═════ GIVEN MATERIAL

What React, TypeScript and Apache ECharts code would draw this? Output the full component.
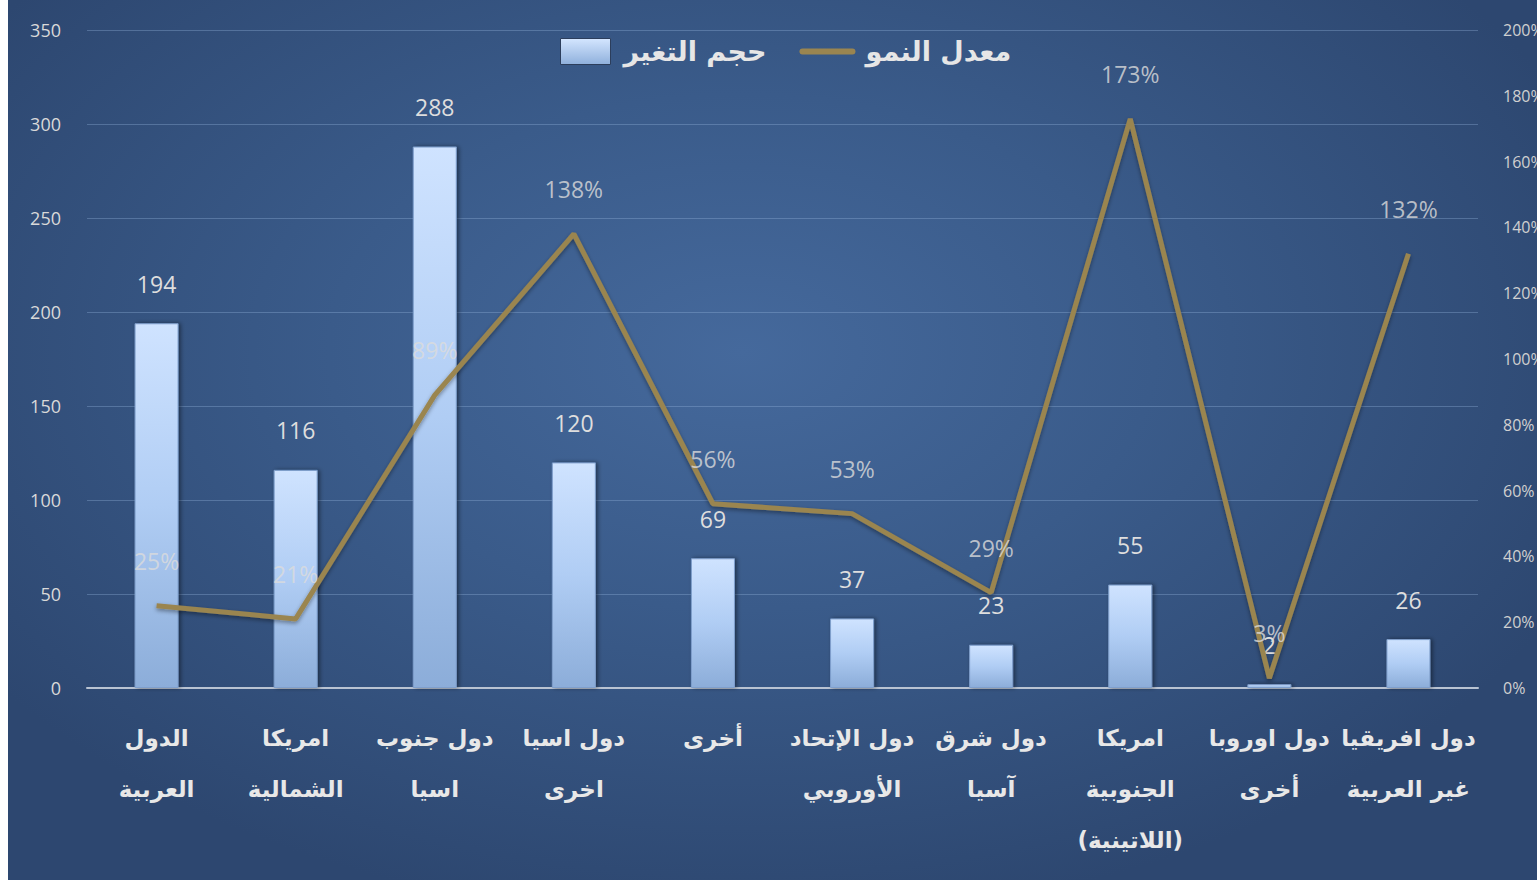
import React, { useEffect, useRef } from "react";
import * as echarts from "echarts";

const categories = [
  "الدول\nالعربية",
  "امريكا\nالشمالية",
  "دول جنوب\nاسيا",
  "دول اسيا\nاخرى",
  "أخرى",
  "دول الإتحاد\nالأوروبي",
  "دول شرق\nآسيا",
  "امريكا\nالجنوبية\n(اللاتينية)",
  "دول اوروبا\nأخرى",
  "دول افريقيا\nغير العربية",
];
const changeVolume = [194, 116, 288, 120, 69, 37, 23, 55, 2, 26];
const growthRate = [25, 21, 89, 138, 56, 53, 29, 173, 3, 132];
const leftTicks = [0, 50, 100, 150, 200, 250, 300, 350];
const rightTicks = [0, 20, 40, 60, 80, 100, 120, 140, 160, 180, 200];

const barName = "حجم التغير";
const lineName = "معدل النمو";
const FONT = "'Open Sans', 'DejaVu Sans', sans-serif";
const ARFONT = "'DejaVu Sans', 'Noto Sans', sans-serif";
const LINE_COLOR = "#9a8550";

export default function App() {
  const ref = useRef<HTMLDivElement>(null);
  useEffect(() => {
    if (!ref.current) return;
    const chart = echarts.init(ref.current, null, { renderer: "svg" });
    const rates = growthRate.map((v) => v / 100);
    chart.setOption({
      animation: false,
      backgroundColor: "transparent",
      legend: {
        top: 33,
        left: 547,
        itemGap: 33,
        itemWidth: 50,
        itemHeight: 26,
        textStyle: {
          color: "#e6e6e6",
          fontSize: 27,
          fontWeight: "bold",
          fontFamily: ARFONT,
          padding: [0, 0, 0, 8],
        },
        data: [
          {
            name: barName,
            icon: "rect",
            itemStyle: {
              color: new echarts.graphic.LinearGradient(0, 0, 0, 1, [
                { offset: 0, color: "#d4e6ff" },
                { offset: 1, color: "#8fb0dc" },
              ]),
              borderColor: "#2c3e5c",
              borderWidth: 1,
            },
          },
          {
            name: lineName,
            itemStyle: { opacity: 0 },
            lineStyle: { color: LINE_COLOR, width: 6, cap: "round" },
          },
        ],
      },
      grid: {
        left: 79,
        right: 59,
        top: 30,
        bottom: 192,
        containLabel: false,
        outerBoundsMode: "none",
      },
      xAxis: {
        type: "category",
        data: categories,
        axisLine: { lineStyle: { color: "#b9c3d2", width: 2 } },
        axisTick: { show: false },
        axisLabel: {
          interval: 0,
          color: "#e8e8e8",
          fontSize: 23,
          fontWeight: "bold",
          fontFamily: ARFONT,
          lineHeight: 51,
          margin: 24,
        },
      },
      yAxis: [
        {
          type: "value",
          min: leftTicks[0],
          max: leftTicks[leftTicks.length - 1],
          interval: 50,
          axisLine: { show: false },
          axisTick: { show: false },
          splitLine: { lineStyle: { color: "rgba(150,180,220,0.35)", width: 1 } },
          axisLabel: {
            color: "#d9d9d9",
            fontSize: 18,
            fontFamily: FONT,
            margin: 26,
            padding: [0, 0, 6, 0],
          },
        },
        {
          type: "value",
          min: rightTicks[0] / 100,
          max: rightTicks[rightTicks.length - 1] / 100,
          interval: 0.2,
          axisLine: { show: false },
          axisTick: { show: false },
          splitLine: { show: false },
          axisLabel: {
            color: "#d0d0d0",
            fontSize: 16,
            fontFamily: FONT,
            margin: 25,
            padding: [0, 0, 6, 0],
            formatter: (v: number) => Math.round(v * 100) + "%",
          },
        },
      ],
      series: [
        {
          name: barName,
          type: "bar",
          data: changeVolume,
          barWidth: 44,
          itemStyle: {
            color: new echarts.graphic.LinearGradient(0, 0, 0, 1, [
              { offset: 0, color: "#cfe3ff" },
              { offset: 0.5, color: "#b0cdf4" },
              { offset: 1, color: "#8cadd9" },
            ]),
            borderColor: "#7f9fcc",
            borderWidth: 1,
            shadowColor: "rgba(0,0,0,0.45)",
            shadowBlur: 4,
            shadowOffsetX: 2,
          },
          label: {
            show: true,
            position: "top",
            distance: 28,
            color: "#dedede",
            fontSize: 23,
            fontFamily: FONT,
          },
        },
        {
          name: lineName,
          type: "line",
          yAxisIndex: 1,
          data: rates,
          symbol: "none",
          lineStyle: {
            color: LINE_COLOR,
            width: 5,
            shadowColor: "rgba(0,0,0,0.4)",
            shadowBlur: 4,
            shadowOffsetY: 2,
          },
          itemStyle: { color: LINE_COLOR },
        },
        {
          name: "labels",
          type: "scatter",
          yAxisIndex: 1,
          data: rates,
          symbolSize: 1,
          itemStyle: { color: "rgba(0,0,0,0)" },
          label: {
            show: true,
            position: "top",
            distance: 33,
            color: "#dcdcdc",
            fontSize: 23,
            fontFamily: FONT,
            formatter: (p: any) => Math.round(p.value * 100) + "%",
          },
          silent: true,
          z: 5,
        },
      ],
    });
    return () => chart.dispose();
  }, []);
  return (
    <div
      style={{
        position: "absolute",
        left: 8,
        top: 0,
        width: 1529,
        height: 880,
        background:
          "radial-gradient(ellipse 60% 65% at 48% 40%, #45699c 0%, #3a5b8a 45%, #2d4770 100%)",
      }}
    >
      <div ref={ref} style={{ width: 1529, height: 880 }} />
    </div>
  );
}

══════════

Using the material above, return every line exactly as it appears, minus the pictures.

§ THE COMPLETED TASK:
What React, TypeScript and Apache ECharts code would draw this? Output the full component.
import React, { useEffect, useRef } from "react";
import * as echarts from "echarts";

const categories = [
  "الدول\nالعربية",
  "امريكا\nالشمالية",
  "دول جنوب\nاسيا",
  "دول اسيا\nاخرى",
  "أخرى",
  "دول الإتحاد\nالأوروبي",
  "دول شرق\nآسيا",
  "امريكا\nالجنوبية\n(اللاتينية)",
  "دول اوروبا\nأخرى",
  "دول افريقيا\nغير العربية",
];
const changeVolume = [194, 116, 288, 120, 69, 37, 23, 55, 2, 26];
const growthRate = [25, 21, 89, 138, 56, 53, 29, 173, 3, 132];
const leftTicks = [0, 50, 100, 150, 200, 250, 300, 350];
const rightTicks = [0, 20, 40, 60, 80, 100, 120, 140, 160, 180, 200];

const barName = "حجم التغير";
const lineName = "معدل النمو";
const FONT = "'Open Sans', 'DejaVu Sans', sans-serif";
const ARFONT = "'DejaVu Sans', 'Noto Sans', sans-serif";
const LINE_COLOR = "#9a8550";

export default function App() {
  const ref = useRef<HTMLDivElement>(null);
  useEffect(() => {
    if (!ref.current) return;
    const chart = echarts.init(ref.current, null, { renderer: "svg" });
    const rates = growthRate.map((v) => v / 100);
    chart.setOption({
      animation: false,
      backgroundColor: "transparent",
      legend: {
        top: 33,
        left: 547,
        itemGap: 33,
        itemWidth: 50,
        itemHeight: 26,
        textStyle: {
          color: "#e6e6e6",
          fontSize: 27,
          fontWeight: "bold",
          fontFamily: ARFONT,
          padding: [0, 0, 0, 8],
        },
        data: [
          {
            name: barName,
            icon: "rect",
            itemStyle: {
              color: new echarts.graphic.LinearGradient(0, 0, 0, 1, [
                { offset: 0, color: "#d4e6ff" },
                { offset: 1, color: "#8fb0dc" },
              ]),
              borderColor: "#2c3e5c",
              borderWidth: 1,
            },
          },
          {
            name: lineName,
            itemStyle: { opacity: 0 },
            lineStyle: { color: LINE_COLOR, width: 6, cap: "round" },
          },
        ],
      },
      grid: {
        left: 79,
        right: 59,
        top: 30,
        bottom: 192,
        containLabel: false,
        outerBoundsMode: "none",
      },
      xAxis: {
        type: "category",
        data: categories,
        axisLine: { lineStyle: { color: "#b9c3d2", width: 2 } },
        axisTick: { show: false },
        axisLabel: {
          interval: 0,
          color: "#e8e8e8",
          fontSize: 23,
          fontWeight: "bold",
          fontFamily: ARFONT,
          lineHeight: 51,
          margin: 24,
        },
      },
      yAxis: [
        {
          type: "value",
          min: leftTicks[0],
          max: leftTicks[leftTicks.length - 1],
          interval: 50,
          axisLine: { show: false },
          axisTick: { show: false },
          splitLine: { lineStyle: { color: "rgba(150,180,220,0.35)", width: 1 } },
          axisLabel: {
            color: "#d9d9d9",
            fontSize: 18,
            fontFamily: FONT,
            margin: 26,
            padding: [0, 0, 6, 0],
          },
        },
        {
          type: "value",
          min: rightTicks[0] / 100,
          max: rightTicks[rightTicks.length - 1] / 100,
          interval: 0.2,
          axisLine: { show: false },
          axisTick: { show: false },
          splitLine: { show: false },
          axisLabel: {
            color: "#d0d0d0",
            fontSize: 16,
            fontFamily: FONT,
            margin: 25,
            padding: [0, 0, 6, 0],
            formatter: (v: number) => Math.round(v * 100) + "%",
          },
        },
      ],
      series: [
        {
          name: barName,
          type: "bar",
          data: changeVolume,
          barWidth: 44,
          itemStyle: {
            color: new echarts.graphic.LinearGradient(0, 0, 0, 1, [
              { offset: 0, color: "#cfe3ff" },
              { offset: 0.5, color: "#b0cdf4" },
              { offset: 1, color: "#8cadd9" },
            ]),
            borderColor: "#7f9fcc",
            borderWidth: 1,
            shadowColor: "rgba(0,0,0,0.45)",
            shadowBlur: 4,
            shadowOffsetX: 2,
          },
          label: {
            show: true,
            position: "top",
            distance: 28,
            color: "#dedede",
            fontSize: 23,
            fontFamily: FONT,
          },
        },
        {
          name: lineName,
          type: "line",
          yAxisIndex: 1,
          data: rates,
          symbol: "none",
          lineStyle: {
            color: LINE_COLOR,
            width: 5,
            shadowColor: "rgba(0,0,0,0.4)",
            shadowBlur: 4,
            shadowOffsetY: 2,
          },
          itemStyle: { color: LINE_COLOR },
        },
        {
          name: "labels",
          type: "scatter",
          yAxisIndex: 1,
          data: rates,
          symbolSize: 1,
          itemStyle: { color: "rgba(0,0,0,0)" },
          label: {
            show: true,
            position: "top",
            distance: 33,
            color: "#dcdcdc",
            fontSize: 23,
            fontFamily: FONT,
            formatter: (p: any) => Math.round(p.value * 100) + "%",
          },
          silent: true,
          z: 5,
        },
      ],
    });
    return () => chart.dispose();
  }, []);
  return (
    <div
      style={{
        position: "absolute",
        left: 8,
        top: 0,
        width: 1529,
        height: 880,
        background:
          "radial-gradient(ellipse 60% 65% at 48% 40%, #45699c 0%, #3a5b8a 45%, #2d4770 100%)",
      }}
    >
      <div ref={ref} style={{ width: 1529, height: 880 }} />
    </div>
  );
}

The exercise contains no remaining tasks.